Brief: Return each line containing the string "this".

(Stored records)
* * * *

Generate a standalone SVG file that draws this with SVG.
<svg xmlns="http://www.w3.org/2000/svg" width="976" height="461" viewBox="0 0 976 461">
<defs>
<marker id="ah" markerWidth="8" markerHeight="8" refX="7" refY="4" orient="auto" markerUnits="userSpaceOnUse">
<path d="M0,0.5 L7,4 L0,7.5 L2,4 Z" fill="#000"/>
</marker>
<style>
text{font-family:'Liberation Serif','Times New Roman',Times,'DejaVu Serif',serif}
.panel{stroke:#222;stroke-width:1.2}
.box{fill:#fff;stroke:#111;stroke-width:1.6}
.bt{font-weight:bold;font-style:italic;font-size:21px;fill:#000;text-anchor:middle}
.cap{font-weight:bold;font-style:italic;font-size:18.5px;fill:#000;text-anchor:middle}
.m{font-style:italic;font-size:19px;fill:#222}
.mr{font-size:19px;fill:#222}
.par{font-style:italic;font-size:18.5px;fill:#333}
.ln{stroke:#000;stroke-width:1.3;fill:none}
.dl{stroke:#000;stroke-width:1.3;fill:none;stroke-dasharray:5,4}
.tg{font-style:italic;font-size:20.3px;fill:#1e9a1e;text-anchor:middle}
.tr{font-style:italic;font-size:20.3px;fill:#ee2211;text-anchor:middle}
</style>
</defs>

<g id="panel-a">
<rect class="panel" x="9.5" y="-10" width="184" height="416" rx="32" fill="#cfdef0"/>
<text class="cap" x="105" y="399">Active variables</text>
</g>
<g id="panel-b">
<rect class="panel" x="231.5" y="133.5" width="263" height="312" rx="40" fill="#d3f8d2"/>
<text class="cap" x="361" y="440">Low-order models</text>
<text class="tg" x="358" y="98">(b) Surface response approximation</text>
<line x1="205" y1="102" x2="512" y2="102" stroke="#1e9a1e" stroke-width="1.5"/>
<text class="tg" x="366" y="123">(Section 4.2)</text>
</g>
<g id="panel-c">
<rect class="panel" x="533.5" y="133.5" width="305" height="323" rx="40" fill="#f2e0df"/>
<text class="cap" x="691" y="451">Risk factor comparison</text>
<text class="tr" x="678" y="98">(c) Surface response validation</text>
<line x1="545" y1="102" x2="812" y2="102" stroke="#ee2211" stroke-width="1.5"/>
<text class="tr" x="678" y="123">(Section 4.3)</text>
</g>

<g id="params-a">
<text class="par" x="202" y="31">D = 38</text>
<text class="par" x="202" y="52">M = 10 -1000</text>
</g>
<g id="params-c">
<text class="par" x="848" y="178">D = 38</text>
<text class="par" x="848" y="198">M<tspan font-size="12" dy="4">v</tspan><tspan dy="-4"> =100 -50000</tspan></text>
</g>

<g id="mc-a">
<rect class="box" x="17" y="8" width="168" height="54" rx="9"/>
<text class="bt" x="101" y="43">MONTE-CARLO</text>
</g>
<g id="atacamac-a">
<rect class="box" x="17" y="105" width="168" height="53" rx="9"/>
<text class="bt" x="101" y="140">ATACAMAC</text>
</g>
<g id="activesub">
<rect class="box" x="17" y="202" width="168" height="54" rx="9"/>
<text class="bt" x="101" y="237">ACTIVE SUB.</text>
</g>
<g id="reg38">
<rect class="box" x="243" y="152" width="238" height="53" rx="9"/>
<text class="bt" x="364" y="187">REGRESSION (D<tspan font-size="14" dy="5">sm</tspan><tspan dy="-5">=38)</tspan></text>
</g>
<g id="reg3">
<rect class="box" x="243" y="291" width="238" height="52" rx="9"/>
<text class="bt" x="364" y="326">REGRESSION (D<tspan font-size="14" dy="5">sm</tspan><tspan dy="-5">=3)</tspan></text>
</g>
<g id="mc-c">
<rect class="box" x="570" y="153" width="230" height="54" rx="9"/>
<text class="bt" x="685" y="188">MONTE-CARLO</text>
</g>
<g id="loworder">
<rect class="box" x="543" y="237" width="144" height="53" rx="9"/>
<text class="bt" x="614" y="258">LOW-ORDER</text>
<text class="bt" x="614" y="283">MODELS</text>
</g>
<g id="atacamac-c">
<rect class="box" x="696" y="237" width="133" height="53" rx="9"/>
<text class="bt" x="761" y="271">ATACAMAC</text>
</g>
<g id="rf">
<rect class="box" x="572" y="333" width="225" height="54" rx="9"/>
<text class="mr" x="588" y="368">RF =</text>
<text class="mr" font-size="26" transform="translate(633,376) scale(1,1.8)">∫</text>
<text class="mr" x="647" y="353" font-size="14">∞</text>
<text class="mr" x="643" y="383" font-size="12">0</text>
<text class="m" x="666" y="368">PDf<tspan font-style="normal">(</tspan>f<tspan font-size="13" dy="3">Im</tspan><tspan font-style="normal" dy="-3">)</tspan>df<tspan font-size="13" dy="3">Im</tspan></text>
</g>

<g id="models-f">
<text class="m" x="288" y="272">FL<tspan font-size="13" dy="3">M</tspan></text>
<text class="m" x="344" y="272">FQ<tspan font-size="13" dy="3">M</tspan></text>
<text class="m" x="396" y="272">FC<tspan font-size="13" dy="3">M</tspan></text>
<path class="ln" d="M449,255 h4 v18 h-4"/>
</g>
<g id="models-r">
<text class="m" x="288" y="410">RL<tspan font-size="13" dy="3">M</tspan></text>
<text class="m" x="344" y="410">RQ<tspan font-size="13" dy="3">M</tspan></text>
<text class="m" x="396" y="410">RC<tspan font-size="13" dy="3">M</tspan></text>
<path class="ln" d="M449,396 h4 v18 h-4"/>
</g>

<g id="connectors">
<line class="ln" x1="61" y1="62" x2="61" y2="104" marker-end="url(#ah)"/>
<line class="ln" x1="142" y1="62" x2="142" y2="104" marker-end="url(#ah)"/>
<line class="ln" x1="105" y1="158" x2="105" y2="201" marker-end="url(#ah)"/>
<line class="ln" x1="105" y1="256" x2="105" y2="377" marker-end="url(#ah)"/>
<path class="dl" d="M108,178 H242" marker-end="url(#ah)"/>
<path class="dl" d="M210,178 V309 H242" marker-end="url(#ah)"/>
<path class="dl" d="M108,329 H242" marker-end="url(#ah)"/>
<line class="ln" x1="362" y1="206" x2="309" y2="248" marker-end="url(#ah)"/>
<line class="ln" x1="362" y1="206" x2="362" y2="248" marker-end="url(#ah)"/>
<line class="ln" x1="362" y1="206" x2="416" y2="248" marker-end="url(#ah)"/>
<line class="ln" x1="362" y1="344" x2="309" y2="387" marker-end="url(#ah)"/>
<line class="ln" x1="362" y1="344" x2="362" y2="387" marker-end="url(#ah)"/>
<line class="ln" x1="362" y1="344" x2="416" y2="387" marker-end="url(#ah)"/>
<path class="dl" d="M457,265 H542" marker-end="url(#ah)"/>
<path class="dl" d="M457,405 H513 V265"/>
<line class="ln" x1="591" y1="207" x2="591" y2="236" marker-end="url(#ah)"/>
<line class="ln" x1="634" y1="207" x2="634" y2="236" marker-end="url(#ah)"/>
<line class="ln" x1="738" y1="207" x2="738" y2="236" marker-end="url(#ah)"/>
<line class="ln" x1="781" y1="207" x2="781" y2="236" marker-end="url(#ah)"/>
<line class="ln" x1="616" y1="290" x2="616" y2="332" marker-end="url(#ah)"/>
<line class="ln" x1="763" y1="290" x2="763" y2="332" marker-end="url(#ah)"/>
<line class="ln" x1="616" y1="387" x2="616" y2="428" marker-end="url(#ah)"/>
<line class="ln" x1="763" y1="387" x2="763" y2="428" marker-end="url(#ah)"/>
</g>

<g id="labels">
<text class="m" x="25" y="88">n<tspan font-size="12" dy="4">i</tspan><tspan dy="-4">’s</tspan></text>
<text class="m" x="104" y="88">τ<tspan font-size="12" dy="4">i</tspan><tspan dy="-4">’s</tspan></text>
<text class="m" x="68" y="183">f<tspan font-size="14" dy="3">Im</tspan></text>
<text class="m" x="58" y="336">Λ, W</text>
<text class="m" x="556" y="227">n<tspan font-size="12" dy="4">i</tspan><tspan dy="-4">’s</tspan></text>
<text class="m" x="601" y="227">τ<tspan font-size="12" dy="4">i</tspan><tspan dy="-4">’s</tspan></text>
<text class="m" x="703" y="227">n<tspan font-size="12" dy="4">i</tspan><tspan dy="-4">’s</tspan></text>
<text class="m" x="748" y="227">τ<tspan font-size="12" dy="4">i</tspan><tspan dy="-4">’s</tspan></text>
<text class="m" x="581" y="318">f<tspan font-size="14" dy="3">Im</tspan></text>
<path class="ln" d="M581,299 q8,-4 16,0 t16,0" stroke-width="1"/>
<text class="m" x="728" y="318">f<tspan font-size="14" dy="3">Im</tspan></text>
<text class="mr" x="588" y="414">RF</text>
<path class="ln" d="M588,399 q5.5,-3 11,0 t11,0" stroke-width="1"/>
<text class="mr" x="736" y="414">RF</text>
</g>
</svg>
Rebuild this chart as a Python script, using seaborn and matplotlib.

* * * *

Answer:
Generate a standalone SVG file that draws this with SVG.
Rebuild this chart as a Python script, using seaborn and matplotlib.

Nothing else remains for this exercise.